• _GIVEN TASK_: Transcribe every line exactly. Leave the pictures behind.

— Begin RAW DATA —

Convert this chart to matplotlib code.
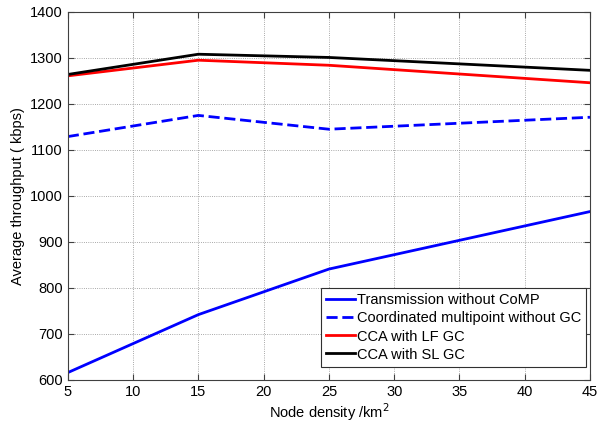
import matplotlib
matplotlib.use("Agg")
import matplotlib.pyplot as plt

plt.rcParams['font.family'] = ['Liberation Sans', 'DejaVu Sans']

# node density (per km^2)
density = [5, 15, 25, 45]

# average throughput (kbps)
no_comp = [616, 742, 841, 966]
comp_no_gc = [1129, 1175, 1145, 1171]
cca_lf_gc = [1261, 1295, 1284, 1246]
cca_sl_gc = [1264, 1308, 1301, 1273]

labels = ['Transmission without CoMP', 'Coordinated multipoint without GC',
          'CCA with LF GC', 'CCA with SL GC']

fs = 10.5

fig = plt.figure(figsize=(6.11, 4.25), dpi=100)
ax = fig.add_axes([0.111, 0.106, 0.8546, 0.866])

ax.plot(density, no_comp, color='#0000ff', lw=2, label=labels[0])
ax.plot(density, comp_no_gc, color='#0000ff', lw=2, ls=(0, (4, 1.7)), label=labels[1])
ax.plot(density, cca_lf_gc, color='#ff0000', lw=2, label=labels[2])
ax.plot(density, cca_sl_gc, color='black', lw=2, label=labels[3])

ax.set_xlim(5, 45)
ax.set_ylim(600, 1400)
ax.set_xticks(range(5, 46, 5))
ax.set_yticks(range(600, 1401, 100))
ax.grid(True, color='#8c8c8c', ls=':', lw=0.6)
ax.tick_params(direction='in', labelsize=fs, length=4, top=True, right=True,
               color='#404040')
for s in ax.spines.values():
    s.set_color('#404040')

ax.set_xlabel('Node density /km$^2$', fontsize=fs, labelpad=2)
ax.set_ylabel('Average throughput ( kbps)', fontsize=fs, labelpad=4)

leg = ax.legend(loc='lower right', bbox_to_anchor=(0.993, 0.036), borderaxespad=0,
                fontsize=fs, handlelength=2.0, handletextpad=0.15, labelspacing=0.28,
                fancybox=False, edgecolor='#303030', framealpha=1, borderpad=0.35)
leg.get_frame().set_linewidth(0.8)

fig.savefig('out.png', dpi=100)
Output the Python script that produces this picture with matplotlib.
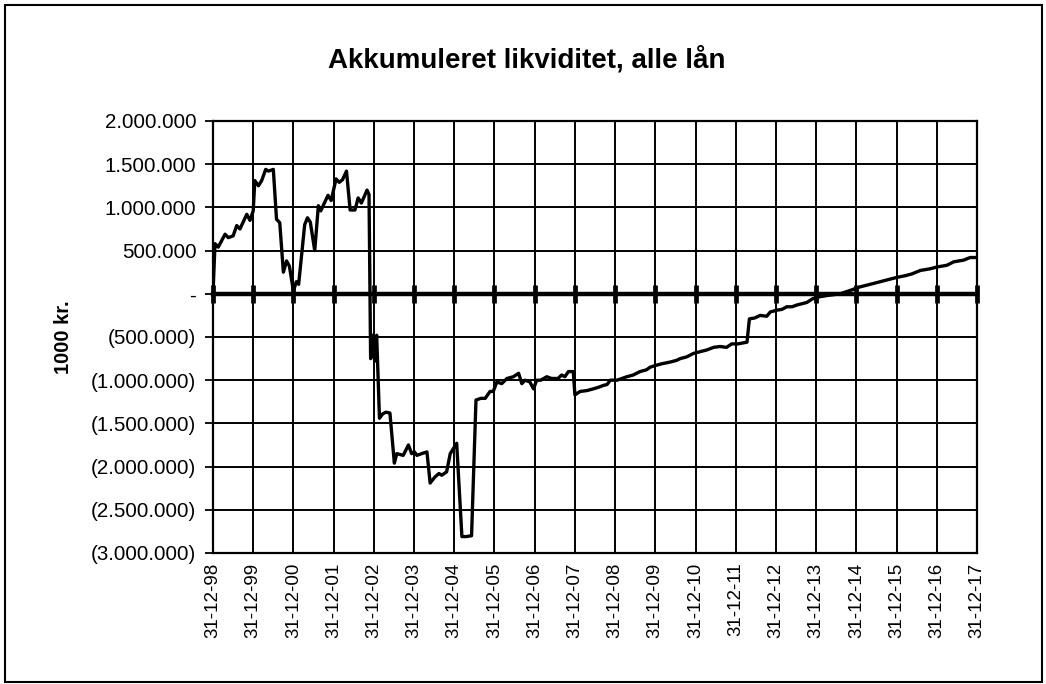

— End RAW DATA —

• _OUTPUT FOR THIS EXERCISE_:
Convert this chart to matplotlib code.
import matplotlib
matplotlib.use("Agg")
import matplotlib.pyplot as plt

plt.rcParams['font.family'] = ['Liberation Sans', 'DejaVu Sans']

# node density (per km^2)
density = [5, 15, 25, 45]

# average throughput (kbps)
no_comp = [616, 742, 841, 966]
comp_no_gc = [1129, 1175, 1145, 1171]
cca_lf_gc = [1261, 1295, 1284, 1246]
cca_sl_gc = [1264, 1308, 1301, 1273]

labels = ['Transmission without CoMP', 'Coordinated multipoint without GC',
          'CCA with LF GC', 'CCA with SL GC']

fs = 10.5

fig = plt.figure(figsize=(6.11, 4.25), dpi=100)
ax = fig.add_axes([0.111, 0.106, 0.8546, 0.866])

ax.plot(density, no_comp, color='#0000ff', lw=2, label=labels[0])
ax.plot(density, comp_no_gc, color='#0000ff', lw=2, ls=(0, (4, 1.7)), label=labels[1])
ax.plot(density, cca_lf_gc, color='#ff0000', lw=2, label=labels[2])
ax.plot(density, cca_sl_gc, color='black', lw=2, label=labels[3])

ax.set_xlim(5, 45)
ax.set_ylim(600, 1400)
ax.set_xticks(range(5, 46, 5))
ax.set_yticks(range(600, 1401, 100))
ax.grid(True, color='#8c8c8c', ls=':', lw=0.6)
ax.tick_params(direction='in', labelsize=fs, length=4, top=True, right=True,
               color='#404040')
for s in ax.spines.values():
    s.set_color('#404040')

ax.set_xlabel('Node density /km$^2$', fontsize=fs, labelpad=2)
ax.set_ylabel('Average throughput ( kbps)', fontsize=fs, labelpad=4)

leg = ax.legend(loc='lower right', bbox_to_anchor=(0.993, 0.036), borderaxespad=0,
                fontsize=fs, handlelength=2.0, handletextpad=0.15, labelspacing=0.28,
                fancybox=False, edgecolor='#303030', framealpha=1, borderpad=0.35)
leg.get_frame().set_linewidth(0.8)

fig.savefig('out.png', dpi=100)
Output the Python script that produces this picture with matplotlib.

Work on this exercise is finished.